*TASK DETAILS*:
Without including the pictures, copy out every line below.

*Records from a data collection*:
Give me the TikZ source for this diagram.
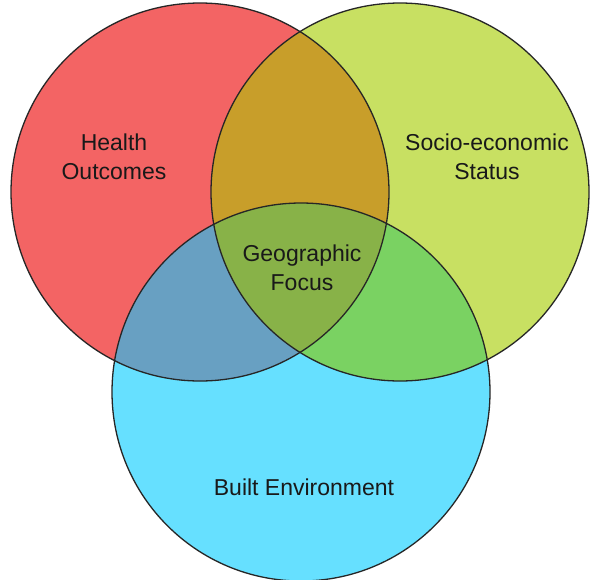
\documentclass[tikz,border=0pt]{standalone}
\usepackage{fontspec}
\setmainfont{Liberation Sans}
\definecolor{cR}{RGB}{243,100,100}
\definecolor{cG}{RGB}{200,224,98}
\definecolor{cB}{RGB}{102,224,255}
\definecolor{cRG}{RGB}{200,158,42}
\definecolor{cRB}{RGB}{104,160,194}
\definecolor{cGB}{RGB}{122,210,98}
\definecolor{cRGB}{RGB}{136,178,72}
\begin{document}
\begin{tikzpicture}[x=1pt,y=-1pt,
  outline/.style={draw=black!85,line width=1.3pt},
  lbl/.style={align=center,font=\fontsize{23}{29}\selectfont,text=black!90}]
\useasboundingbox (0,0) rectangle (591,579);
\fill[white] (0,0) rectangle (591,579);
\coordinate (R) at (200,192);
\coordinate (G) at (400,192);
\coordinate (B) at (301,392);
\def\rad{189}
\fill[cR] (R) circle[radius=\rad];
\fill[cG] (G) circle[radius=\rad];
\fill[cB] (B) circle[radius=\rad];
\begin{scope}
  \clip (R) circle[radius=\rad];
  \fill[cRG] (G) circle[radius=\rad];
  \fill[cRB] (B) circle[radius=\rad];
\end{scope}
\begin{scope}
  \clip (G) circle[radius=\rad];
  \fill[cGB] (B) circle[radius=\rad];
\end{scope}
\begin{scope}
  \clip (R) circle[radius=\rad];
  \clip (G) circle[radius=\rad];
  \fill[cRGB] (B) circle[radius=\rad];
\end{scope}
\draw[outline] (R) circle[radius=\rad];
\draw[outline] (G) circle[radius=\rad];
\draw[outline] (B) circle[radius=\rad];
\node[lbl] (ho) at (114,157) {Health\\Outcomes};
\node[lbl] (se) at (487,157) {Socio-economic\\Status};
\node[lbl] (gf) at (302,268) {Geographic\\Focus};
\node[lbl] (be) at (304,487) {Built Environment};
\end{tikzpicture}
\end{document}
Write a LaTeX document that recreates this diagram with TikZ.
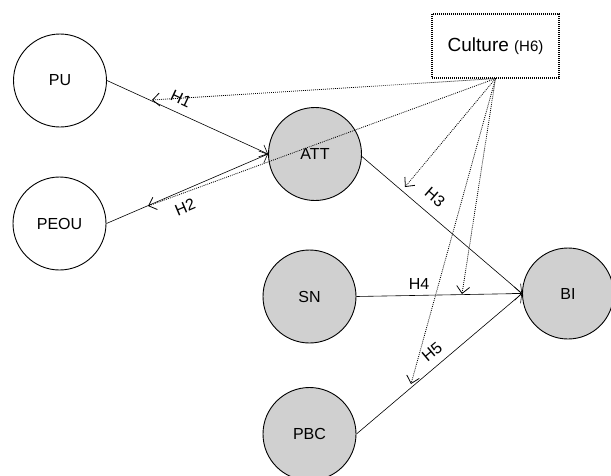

*RESULT OF THIS EXERCISE*:
Give me the TikZ source for this diagram.
\documentclass[tikz,border=0pt]{standalone}
\usepackage{fontspec}
\setmainfont{Liberation Sans}
\definecolor{cR}{RGB}{243,100,100}
\definecolor{cG}{RGB}{200,224,98}
\definecolor{cB}{RGB}{102,224,255}
\definecolor{cRG}{RGB}{200,158,42}
\definecolor{cRB}{RGB}{104,160,194}
\definecolor{cGB}{RGB}{122,210,98}
\definecolor{cRGB}{RGB}{136,178,72}
\begin{document}
\begin{tikzpicture}[x=1pt,y=-1pt,
  outline/.style={draw=black!85,line width=1.3pt},
  lbl/.style={align=center,font=\fontsize{23}{29}\selectfont,text=black!90}]
\useasboundingbox (0,0) rectangle (591,579);
\fill[white] (0,0) rectangle (591,579);
\coordinate (R) at (200,192);
\coordinate (G) at (400,192);
\coordinate (B) at (301,392);
\def\rad{189}
\fill[cR] (R) circle[radius=\rad];
\fill[cG] (G) circle[radius=\rad];
\fill[cB] (B) circle[radius=\rad];
\begin{scope}
  \clip (R) circle[radius=\rad];
  \fill[cRG] (G) circle[radius=\rad];
  \fill[cRB] (B) circle[radius=\rad];
\end{scope}
\begin{scope}
  \clip (G) circle[radius=\rad];
  \fill[cGB] (B) circle[radius=\rad];
\end{scope}
\begin{scope}
  \clip (R) circle[radius=\rad];
  \clip (G) circle[radius=\rad];
  \fill[cRGB] (B) circle[radius=\rad];
\end{scope}
\draw[outline] (R) circle[radius=\rad];
\draw[outline] (G) circle[radius=\rad];
\draw[outline] (B) circle[radius=\rad];
\node[lbl] (ho) at (114,157) {Health\\Outcomes};
\node[lbl] (se) at (487,157) {Socio-economic\\Status};
\node[lbl] (gf) at (302,268) {Geographic\\Focus};
\node[lbl] (be) at (304,487) {Built Environment};
\end{tikzpicture}
\end{document}
Write a LaTeX document that recreates this diagram with TikZ.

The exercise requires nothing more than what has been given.